I contacted the Monroe County Health Department following our interview to ask if they could settle the matter. I told them I was interested in the exact number of people met at their homes by contact tracers accompanied by police. Mendoza's office directed me to their communications department, and the communications department sent me back to Mendoza's office. In the end, after a series of phone calls and returned calls, I was told I'd have to file a FOIL request to have any chance at the number.
I'm not sure it matters much whether Mendoza singularly targeted Joy with police or if—in Mendoza's estimate—she just happened to be one of twelve out of hundreds of thousands. Either way, Mendoza's chief critic belongs to a group so small, seen in the context of the whole, you could fit it on the head of a pin. The optics aren't stellar for Mendoza either way. And then there is also another angle to the affair of the book talk. It's something that came to me considering I'm a librarian by profession and also heard Mendoza speak in a library setting.

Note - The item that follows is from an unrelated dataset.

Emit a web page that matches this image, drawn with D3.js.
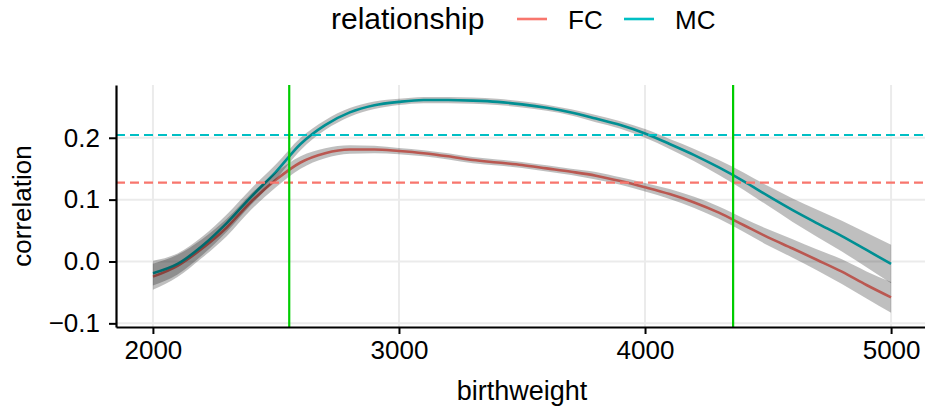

There is the fact that Mendoza's ideological rivals—researchers, physicians, nurses—have been silenced online. So, Mendoza and those on his side of the vaccine debate are significant beneficiaries of censorship. The fact that it went unaddressed in a library setting isn't surprising, knowing what I do about the library world, just interesting that even in a library, online censorship would be a non-issue—an accepted part of the media landscape.
One apt example among many of COVID censorship:
In Dr. Simone Gold's book I Do Not Consent, she recounted a pivotal summit by physicians belonging to the organization, America's Frontline Doctors. A video from the event of a press conference was posted online and received more than twenty million views on Facebook in six hours. Facebook then removed the video with the expressed opinion that the video had been censored for "sharing false information about cures and treatments for COVID-19". Gold spelled out in her book exactly how censorship of information about hydroxychloroquine—a COVID treatment covered at the summit—had affected the COVID death totals:
"And most tragic of all, the aggressive campaign against HCQ cost half to three-quarters of the two hundred thousand American lives attributed to COVID-19."
The regular dismissal of non-establishment medical opinion throughout the COVID era, and censorship of treatments not promoted by the pharmaceutical industry, were reasons behind another opinion Joy shared in our interview. Joy made, in fact, just the sort of provocative statement that could land a person in the crosshairs of their local health department.
I discussed with her the book talk I'd attended at the library. I described that everyone in the room nodded along with Mendoza throughout his presentation, appreciated what he had to say, and that whichever way in which Mendoza is evil is a thing hard to tag. Most people I imagined couldn't see anything amiss in his presentation unless, of course, they were one of those in danger of losing their employment and having their life upended. Joy commented about Mendoza,
"He won't come into difficult venues. He refuses to answer tough questions. He hides, and so he is the worst of a public servant."
The same can be said of any of our COVID czars: that they don't welcome debate, even so far as using censorship, and arguably intimidation, as tools.